Recognizing DB failover and steps to take when it occurs

If Server Cluster determines that the Master database has become unreachable for a certain (configurable) amount of time, it begins a failover process that creates special logging and directs the Standby database to promote itself to Master. Internal database connections will be passed on to the new master/old standby. Clarify Server Cluster should continue operating with little to no interruption.

Whenever database failover occurs in the middle of processing, Clarify attempts to correctly update the logs and successfully complete processing. Still, there may be times when processing fails to complete during the failover process.

The special logging provides important information that can be used to recognize the failover and identify/reconcile errors, should they appear.

Trigger files

When Clarify determines that it is time to initiate failover, it writes two files to a trigger folder in the Shared directory of the Server Cluster install: failover.trigger and failoverLog.token. The first is read by the Standby database, triggering the promotion to Master. The second initiates the creation of separate failover logs.

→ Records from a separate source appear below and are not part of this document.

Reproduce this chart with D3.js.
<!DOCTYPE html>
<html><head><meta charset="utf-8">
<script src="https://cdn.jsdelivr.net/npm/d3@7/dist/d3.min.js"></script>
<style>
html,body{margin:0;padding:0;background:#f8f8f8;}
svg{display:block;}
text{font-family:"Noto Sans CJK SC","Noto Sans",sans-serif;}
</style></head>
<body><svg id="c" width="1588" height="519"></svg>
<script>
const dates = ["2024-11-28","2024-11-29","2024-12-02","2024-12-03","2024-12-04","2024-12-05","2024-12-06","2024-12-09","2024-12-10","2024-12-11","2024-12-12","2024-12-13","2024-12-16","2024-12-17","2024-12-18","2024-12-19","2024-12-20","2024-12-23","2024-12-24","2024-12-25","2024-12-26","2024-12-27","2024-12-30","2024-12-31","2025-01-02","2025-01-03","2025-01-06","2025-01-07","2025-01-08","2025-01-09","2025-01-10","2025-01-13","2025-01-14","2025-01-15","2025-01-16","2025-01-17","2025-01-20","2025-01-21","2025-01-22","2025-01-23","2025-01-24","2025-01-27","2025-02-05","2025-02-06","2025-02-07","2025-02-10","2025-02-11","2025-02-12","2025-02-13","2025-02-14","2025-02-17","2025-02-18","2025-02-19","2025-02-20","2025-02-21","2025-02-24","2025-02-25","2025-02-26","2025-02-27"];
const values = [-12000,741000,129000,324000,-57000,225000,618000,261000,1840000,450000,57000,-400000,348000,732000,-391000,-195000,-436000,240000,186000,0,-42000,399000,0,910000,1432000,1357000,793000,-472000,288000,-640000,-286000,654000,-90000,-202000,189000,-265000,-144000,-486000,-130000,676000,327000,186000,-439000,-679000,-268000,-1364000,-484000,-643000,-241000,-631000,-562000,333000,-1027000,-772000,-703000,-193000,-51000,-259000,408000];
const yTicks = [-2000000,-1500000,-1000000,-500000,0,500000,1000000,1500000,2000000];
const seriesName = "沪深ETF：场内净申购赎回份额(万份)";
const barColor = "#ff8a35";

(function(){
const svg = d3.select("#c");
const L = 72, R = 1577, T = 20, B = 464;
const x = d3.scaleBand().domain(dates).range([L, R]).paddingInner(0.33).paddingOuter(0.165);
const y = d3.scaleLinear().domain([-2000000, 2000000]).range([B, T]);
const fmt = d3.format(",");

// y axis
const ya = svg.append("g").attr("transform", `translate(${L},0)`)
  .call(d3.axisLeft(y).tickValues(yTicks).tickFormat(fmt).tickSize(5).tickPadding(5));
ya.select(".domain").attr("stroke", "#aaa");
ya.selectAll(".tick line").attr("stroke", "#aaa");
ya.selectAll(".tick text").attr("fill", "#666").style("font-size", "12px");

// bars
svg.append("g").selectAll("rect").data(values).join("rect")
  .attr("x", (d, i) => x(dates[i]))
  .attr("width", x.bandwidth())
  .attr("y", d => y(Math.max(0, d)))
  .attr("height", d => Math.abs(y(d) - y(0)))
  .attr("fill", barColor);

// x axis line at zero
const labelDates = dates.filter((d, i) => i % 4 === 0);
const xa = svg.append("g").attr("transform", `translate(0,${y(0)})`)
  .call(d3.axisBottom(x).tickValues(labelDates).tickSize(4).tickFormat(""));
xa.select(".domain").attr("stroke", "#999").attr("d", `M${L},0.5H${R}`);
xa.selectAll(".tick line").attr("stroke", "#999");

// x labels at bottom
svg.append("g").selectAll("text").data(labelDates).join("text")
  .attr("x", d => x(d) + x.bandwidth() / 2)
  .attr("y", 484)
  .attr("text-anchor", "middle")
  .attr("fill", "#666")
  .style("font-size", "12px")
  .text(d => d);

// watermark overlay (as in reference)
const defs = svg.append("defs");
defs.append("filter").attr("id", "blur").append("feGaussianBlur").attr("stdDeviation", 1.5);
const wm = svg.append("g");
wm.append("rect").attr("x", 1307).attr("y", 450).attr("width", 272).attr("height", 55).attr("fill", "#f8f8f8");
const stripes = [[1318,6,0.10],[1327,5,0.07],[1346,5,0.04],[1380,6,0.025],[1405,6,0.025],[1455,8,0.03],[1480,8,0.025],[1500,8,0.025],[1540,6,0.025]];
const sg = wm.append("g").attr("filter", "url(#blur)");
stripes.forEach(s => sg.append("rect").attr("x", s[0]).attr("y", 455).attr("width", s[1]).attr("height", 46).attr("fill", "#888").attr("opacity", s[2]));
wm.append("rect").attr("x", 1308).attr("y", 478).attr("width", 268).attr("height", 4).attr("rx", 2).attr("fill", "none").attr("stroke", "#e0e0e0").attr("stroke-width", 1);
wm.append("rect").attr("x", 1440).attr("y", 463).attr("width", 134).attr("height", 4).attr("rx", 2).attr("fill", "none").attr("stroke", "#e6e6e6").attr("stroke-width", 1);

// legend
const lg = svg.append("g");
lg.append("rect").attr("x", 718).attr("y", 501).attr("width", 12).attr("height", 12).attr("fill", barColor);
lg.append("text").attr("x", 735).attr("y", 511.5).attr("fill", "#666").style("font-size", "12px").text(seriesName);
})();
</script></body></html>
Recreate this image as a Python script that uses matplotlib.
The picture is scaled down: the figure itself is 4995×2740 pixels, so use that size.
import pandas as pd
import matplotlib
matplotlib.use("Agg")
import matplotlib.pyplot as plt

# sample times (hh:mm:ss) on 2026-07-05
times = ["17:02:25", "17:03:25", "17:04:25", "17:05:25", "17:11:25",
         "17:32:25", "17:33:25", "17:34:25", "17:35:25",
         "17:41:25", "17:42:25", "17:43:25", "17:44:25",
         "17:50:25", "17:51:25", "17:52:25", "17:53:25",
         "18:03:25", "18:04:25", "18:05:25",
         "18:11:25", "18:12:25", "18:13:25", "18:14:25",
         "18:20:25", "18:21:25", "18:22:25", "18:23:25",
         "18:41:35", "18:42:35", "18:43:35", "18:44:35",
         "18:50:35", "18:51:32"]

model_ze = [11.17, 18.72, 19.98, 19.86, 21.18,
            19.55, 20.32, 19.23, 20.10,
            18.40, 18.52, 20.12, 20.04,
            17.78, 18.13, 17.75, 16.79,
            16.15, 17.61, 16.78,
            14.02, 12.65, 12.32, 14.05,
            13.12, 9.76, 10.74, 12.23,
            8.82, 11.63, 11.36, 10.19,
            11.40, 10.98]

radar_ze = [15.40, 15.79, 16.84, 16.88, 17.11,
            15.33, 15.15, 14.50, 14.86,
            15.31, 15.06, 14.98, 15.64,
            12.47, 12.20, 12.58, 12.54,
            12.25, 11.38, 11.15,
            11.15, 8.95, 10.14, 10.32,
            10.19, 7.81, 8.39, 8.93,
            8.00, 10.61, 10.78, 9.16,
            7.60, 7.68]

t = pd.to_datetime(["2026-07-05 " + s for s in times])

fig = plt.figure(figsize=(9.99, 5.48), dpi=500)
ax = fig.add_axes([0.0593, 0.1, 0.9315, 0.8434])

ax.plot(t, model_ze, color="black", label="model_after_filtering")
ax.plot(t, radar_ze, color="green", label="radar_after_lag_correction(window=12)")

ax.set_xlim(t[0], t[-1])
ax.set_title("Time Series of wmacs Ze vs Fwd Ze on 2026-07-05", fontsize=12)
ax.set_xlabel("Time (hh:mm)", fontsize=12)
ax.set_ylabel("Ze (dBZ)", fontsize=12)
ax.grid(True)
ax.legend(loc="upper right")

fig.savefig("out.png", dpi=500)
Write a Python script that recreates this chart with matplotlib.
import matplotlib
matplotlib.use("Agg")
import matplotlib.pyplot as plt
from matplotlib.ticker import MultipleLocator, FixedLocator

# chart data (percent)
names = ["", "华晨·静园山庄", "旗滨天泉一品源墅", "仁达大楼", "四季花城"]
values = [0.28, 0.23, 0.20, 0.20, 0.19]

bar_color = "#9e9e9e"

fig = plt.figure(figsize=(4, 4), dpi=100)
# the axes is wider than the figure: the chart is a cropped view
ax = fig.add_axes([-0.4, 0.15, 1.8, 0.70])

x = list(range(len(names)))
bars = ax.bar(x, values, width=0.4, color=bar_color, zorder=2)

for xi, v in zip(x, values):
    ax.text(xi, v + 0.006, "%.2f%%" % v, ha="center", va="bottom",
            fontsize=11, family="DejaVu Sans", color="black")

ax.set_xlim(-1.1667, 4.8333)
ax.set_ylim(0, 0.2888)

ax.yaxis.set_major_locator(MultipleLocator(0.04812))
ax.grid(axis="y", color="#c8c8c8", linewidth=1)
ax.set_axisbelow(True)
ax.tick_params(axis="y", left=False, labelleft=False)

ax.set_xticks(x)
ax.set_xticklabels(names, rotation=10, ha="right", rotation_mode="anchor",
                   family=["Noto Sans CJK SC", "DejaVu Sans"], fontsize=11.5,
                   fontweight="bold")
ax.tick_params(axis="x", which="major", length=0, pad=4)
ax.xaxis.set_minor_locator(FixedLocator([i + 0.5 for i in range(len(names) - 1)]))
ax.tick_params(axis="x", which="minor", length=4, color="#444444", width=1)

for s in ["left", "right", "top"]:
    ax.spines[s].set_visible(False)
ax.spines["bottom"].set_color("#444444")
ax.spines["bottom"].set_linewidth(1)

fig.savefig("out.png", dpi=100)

The fact that these files appear in the trigger folder indicates that failover has occurred. By configuring Clarify to send notifications whenever the failoverLog.token appears is a simple but effective way to be alerted when a database fails over.

Failover logs

The failover process creates special log files with additional information, filtering out errors with the error codes specified in the ebi.database.errorCodes property in the shared.properties file. Both logs are found in <Clarify Install Directory/Clarify_4_Share>:

  • /logs/database_failover_${timestamp}
  • /nodes/workerNode_${count}/database_failover_${timestamp}

    The first log notes that failover has been initiated. Here is an example:

The second log lists processes running during the failover, the time that the failure was first detected, and the time that connection to the new master was established, and any exceptions related to the above mentioned error codes.

Note: The postgres user must belong to the same server containing the Shared folder. If not, it must be added using the standard configuration process for your OS.

Identifying and reconciling errors

Using information in the failover logs, and comparing it to logs in the Auditor, you should be able to determine which processes completed successfully and those that did not. In that case, the records in question could either be Reprocessed from the Auditor or resent (e.g. dropping a file in the File Monitor, resending from Harmony, etc). Clarify attempts to set any processes that were in ‘mid-flight’ during failover to a failed status.

  • Logs with a status of Received Only may need to be processed from scratch (not using the reprocessing button).
  • Logs with a status of Failed can be reprocessed.

Troubleshooting tips

  • Use email notifications in Clarify to alert when files are written to the trigger folder.
  • Review Connection logs by using the Status Checks log filter group in the Auditor and selecting Unsuccessful Connections
  • Recognize the time-window that the database failover occurred; knowing which processes may have ran during this time will help isolate the possible errors.